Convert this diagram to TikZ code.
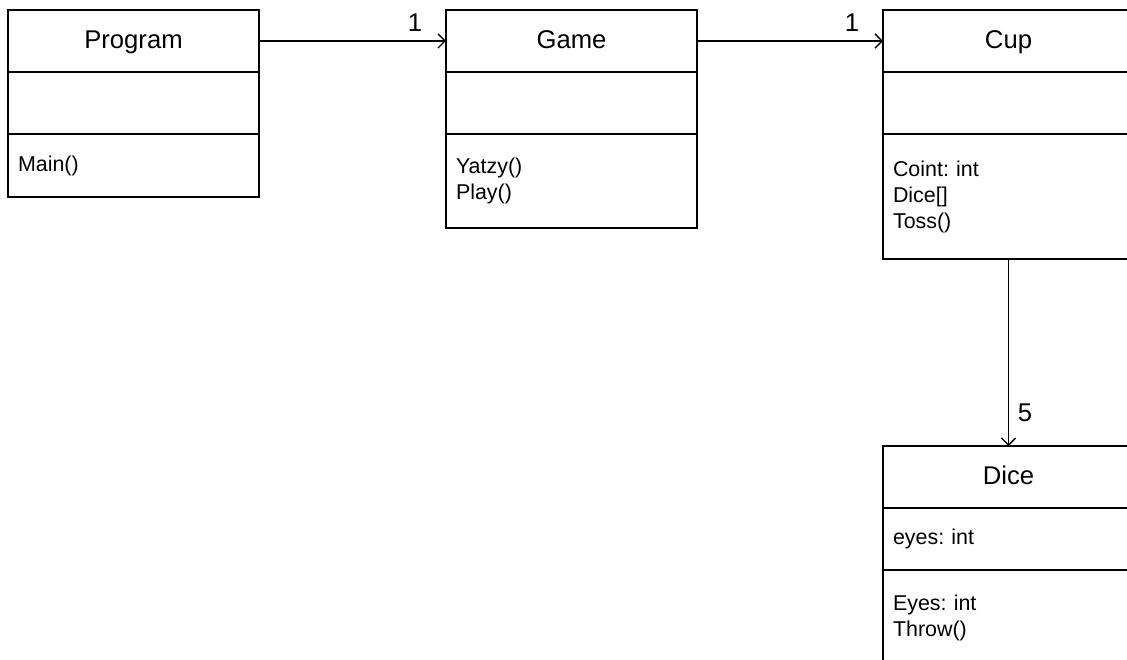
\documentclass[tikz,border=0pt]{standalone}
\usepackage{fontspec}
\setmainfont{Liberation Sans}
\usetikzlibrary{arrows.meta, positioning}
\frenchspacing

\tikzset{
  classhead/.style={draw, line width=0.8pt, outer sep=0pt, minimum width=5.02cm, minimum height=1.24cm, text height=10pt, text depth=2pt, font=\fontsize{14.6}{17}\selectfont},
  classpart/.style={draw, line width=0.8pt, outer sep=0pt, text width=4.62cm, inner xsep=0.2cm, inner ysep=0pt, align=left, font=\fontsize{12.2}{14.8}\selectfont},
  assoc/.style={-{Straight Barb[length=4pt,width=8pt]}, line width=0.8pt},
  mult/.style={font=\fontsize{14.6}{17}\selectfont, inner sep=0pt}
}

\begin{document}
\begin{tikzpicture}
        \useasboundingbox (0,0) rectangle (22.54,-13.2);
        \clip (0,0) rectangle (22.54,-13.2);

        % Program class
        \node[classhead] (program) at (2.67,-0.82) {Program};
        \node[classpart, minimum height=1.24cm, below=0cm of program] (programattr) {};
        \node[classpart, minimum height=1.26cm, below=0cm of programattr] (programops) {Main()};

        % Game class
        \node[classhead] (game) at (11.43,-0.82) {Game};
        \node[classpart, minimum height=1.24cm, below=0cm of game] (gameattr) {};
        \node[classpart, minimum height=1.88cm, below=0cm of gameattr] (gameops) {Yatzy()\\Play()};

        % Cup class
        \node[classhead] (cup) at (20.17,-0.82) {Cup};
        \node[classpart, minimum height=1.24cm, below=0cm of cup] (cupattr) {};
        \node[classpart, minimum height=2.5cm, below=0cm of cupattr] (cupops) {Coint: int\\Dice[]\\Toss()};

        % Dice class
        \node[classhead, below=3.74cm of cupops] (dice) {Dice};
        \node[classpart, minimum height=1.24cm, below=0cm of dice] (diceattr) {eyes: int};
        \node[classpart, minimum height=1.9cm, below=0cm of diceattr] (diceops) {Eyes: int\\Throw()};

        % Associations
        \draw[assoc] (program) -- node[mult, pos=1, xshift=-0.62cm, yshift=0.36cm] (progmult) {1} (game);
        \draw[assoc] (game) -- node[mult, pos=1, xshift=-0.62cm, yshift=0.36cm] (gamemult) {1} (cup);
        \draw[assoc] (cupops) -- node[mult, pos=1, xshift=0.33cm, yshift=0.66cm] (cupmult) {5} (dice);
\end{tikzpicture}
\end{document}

» **To be done**
Up to and including the line with "minimum height=1.88cm, below=0cm", copy the data above from its first line. Skip pictures.

» **Exercise result**
Convert this diagram to TikZ code.
\documentclass[tikz,border=0pt]{standalone}
\usepackage{fontspec}
\setmainfont{Liberation Sans}
\usetikzlibrary{arrows.meta, positioning}
\frenchspacing

\tikzset{
  classhead/.style={draw, line width=0.8pt, outer sep=0pt, minimum width=5.02cm, minimum height=1.24cm, text height=10pt, text depth=2pt, font=\fontsize{14.6}{17}\selectfont},
  classpart/.style={draw, line width=0.8pt, outer sep=0pt, text width=4.62cm, inner xsep=0.2cm, inner ysep=0pt, align=left, font=\fontsize{12.2}{14.8}\selectfont},
  assoc/.style={-{Straight Barb[length=4pt,width=8pt]}, line width=0.8pt},
  mult/.style={font=\fontsize{14.6}{17}\selectfont, inner sep=0pt}
}

\begin{document}
\begin{tikzpicture}
        \useasboundingbox (0,0) rectangle (22.54,-13.2);
        \clip (0,0) rectangle (22.54,-13.2);

        % Program class
        \node[classhead] (program) at (2.67,-0.82) {Program};
        \node[classpart, minimum height=1.24cm, below=0cm of program] (programattr) {};
        \node[classpart, minimum height=1.26cm, below=0cm of programattr] (programops) {Main()};

        % Game class
        \node[classhead] (game) at (11.43,-0.82) {Game};
        \node[classpart, minimum height=1.24cm, below=0cm of game] (gameattr) {};
        \node[classpart, minimum height=1.88cm, below=0cm of gameattr] (gameops) {Yatzy()\\Play()};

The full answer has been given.